Branch introduces the band before launching into “love song” from “Fly or Die II”. Subtitled “assholes and clowns” the piece finds Branch doubling on trumpet and vocals and also features the remarkable pizzicato cello playing of St. Louis. Branch even manages to get the Swiss audience to sing along, they even carry on after the band stop playing, prompting Fly or Die to erupt into “theme nothing” from their first album. An infectious bass and drum groove forms the basis for a series of exchanges between St. Louis’ bowed cello and Branch’s trumpet, the latter again treated to a little sonic manipulation. It’s a dazzling, high energy way to round off an incendiary performance that has been both a condemnation of the powers that be and a celebration of the alternative lifestyle. Branch’s music embraces both anger and hope, protest and celebration. Defiantly left wing in political terms it also transcends musical boundaries as free jazz rubs shoulders with the punk aesthetic. Fly or Die’s music is capable of appealing to a broad fan base and has won her a strong following, particularly in Europe.

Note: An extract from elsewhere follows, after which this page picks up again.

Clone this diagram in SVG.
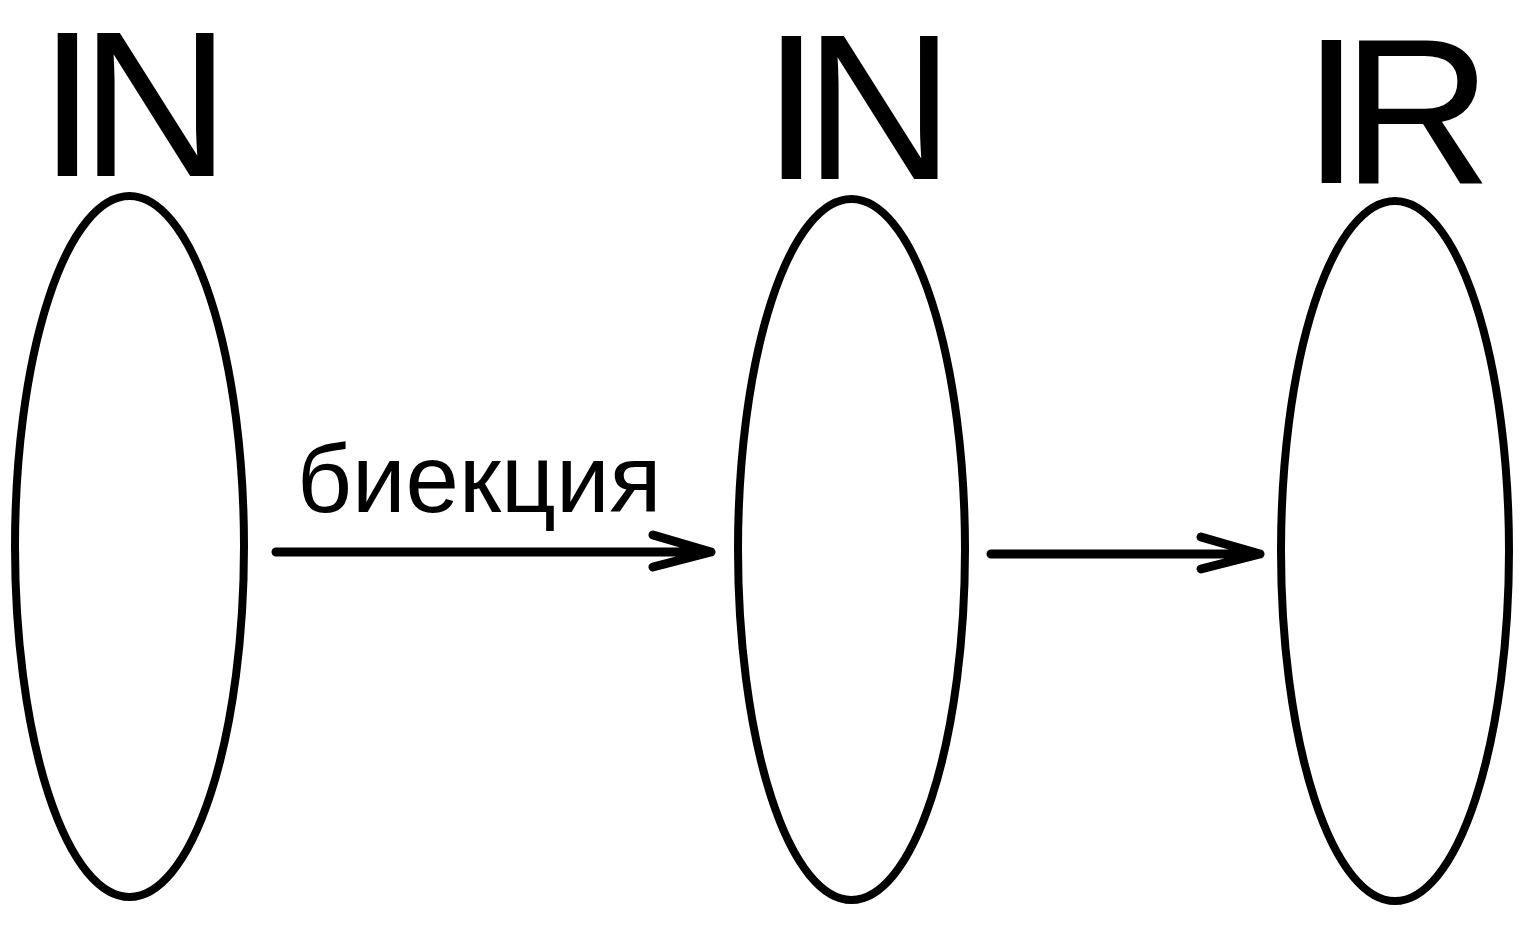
<svg xmlns="http://www.w3.org/2000/svg" width="1525" height="935" viewBox="0 0 1525 935">
<style>
.set{fill:none;stroke:#000;stroke-width:8}
.big{font-family:"Liberation Sans",Arial,sans-serif;font-size:208px;fill:#000}
.lbl{font-family:"Liberation Sans",Arial,sans-serif;font-size:96px;fill:#000}
.edge{fill:none;stroke:#000;stroke-width:9;stroke-linecap:round;stroke-linejoin:round}
</style>
<rect width="1525" height="935" fill="#fff"/>
<g id="node-N1">
<ellipse class="set" cx="129.5" cy="546.5" rx="114.5" ry="350.5"/>
<text class="big" x="38.6" y="176" letter-spacing="-16.2">IN</text>
</g>
<g id="node-N2">
<ellipse class="set" cx="851.5" cy="549.5" rx="113.5" ry="350.5"/>
<text class="big" x="762.6" y="179" letter-spacing="-16.2">IN</text>
</g>
<g id="node-R">
<ellipse class="set" cx="1395" cy="551" rx="114" ry="350"/>
<text class="big" x="1302.6" y="183" letter-spacing="-18.4">IR</text>
</g>
<g id="connectors">
<g id="edge-bijection">
<path class="edge" d="M276 552 H711 M653 535 L711 552 L653 567"/>
<text class="lbl" x="297" y="512">биекция</text>
</g>
<g id="edge-embed">
<path class="edge" d="M991 554 H1260 M1201 537 L1260 554 L1201 569"/>
</g>
</g>
</svg>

Branch considers the music of the two Fly or Die albums to constitute a suite, hence the largely unbroken nature of her live performances, as documented here. It’s an approach that also finds it way onto the studio albums.

I’d only heard “Fly or Die II” so I was delighted to acquaint myself with the material from the début, especially with the added frisson of live performance. I’ve missed out on seeing Branch performing live on her occasional visits to London, one day I hope to put that right. In the meantime there is this magnificent live recording to enjoy, the energy is palpable and one can only envy the good people of Zurich who were there on the night.  “I think this is like the best that we’ve ever played”,  says Branch. She’ll get no argument from me. The “Fly or Die” series represents essential listening.